#### Raw data ####

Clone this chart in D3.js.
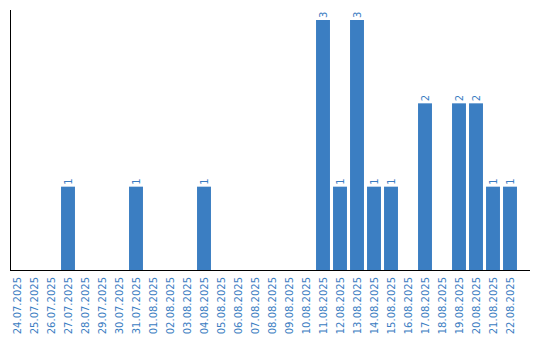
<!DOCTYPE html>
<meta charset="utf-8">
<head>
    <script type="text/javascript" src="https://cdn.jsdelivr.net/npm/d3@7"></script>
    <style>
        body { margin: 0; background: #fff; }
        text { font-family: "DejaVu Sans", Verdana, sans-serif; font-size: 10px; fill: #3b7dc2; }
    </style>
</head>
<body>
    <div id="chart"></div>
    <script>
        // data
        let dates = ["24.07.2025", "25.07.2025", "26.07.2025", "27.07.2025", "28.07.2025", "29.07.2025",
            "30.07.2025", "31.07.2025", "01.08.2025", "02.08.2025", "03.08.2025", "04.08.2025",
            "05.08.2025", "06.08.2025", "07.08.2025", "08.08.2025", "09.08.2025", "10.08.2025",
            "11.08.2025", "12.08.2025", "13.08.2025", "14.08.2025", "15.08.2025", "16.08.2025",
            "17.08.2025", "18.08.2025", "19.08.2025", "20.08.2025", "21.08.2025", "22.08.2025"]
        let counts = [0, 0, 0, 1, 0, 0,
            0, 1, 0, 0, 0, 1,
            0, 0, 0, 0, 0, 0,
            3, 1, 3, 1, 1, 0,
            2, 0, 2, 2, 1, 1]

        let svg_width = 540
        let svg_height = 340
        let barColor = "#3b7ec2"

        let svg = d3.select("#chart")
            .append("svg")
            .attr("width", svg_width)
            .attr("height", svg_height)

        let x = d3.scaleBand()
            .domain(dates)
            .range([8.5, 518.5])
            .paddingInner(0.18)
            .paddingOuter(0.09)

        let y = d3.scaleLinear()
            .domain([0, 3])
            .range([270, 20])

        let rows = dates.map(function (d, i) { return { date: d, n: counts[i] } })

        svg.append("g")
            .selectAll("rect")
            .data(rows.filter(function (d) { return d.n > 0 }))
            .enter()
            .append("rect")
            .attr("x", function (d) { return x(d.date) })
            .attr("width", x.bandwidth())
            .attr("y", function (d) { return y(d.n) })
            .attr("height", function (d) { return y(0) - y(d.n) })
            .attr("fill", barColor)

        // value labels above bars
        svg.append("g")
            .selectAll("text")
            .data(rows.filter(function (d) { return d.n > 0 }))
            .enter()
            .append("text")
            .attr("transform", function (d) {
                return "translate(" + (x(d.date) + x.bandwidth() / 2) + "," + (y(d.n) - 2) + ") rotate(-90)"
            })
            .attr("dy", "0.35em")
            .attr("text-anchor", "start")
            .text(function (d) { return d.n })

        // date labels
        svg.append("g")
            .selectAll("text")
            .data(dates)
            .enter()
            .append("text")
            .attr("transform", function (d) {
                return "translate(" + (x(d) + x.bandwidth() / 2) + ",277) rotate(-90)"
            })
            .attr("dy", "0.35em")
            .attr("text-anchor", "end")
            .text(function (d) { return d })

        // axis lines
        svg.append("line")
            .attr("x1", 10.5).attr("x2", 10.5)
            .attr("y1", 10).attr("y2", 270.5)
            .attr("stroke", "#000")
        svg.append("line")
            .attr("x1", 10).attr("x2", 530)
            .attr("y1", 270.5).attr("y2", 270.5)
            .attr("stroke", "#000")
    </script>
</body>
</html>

####

• [Given request] Omit the pictures, then output the rest of the listing exactly.

• [Answer to this problem]
Clone this chart in D3.js.
<!DOCTYPE html>
<meta charset="utf-8">
<head>
    <script type="text/javascript" src="https://cdn.jsdelivr.net/npm/d3@7"></script>
    <style>
        body { margin: 0; background: #fff; }
        text { font-family: "DejaVu Sans", Verdana, sans-serif; font-size: 10px; fill: #3b7dc2; }
    </style>
</head>
<body>
    <div id="chart"></div>
    <script>
        // data
        let dates = ["24.07.2025", "25.07.2025", "26.07.2025", "27.07.2025", "28.07.2025", "29.07.2025",
            "30.07.2025", "31.07.2025", "01.08.2025", "02.08.2025", "03.08.2025", "04.08.2025",
            "05.08.2025", "06.08.2025", "07.08.2025", "08.08.2025", "09.08.2025", "10.08.2025",
            "11.08.2025", "12.08.2025", "13.08.2025", "14.08.2025", "15.08.2025", "16.08.2025",
            "17.08.2025", "18.08.2025", "19.08.2025", "20.08.2025", "21.08.2025", "22.08.2025"]
        let counts = [0, 0, 0, 1, 0, 0,
            0, 1, 0, 0, 0, 1,
            0, 0, 0, 0, 0, 0,
            3, 1, 3, 1, 1, 0,
            2, 0, 2, 2, 1, 1]

        let svg_width = 540
        let svg_height = 340
        let barColor = "#3b7ec2"

        let svg = d3.select("#chart")
            .append("svg")
            .attr("width", svg_width)
            .attr("height", svg_height)

        let x = d3.scaleBand()
            .domain(dates)
            .range([8.5, 518.5])
            .paddingInner(0.18)
            .paddingOuter(0.09)

        let y = d3.scaleLinear()
            .domain([0, 3])
            .range([270, 20])

        let rows = dates.map(function (d, i) { return { date: d, n: counts[i] } })

        svg.append("g")
            .selectAll("rect")
            .data(rows.filter(function (d) { return d.n > 0 }))
            .enter()
            .append("rect")
            .attr("x", function (d) { return x(d.date) })
            .attr("width", x.bandwidth())
            .attr("y", function (d) { return y(d.n) })
            .attr("height", function (d) { return y(0) - y(d.n) })
            .attr("fill", barColor)

        // value labels above bars
        svg.append("g")
            .selectAll("text")
            .data(rows.filter(function (d) { return d.n > 0 }))
            .enter()
            .append("text")
            .attr("transform", function (d) {
                return "translate(" + (x(d.date) + x.bandwidth() / 2) + "," + (y(d.n) - 2) + ") rotate(-90)"
            })
            .attr("dy", "0.35em")
            .attr("text-anchor", "start")
            .text(function (d) { return d.n })

        // date labels
        svg.append("g")
            .selectAll("text")
            .data(dates)
            .enter()
            .append("text")
            .attr("transform", function (d) {
                return "translate(" + (x(d) + x.bandwidth() / 2) + ",277) rotate(-90)"
            })
            .attr("dy", "0.35em")
            .attr("text-anchor", "end")
            .text(function (d) { return d })

        // axis lines
        svg.append("line")
            .attr("x1", 10.5).attr("x2", 10.5)
            .attr("y1", 10).attr("y2", 270.5)
            .attr("stroke", "#000")
        svg.append("line")
            .attr("x1", 10).attr("x2", 530)
            .attr("y1", 270.5).attr("y2", 270.5)
            .attr("stroke", "#000")
    </script>
</body>
</html>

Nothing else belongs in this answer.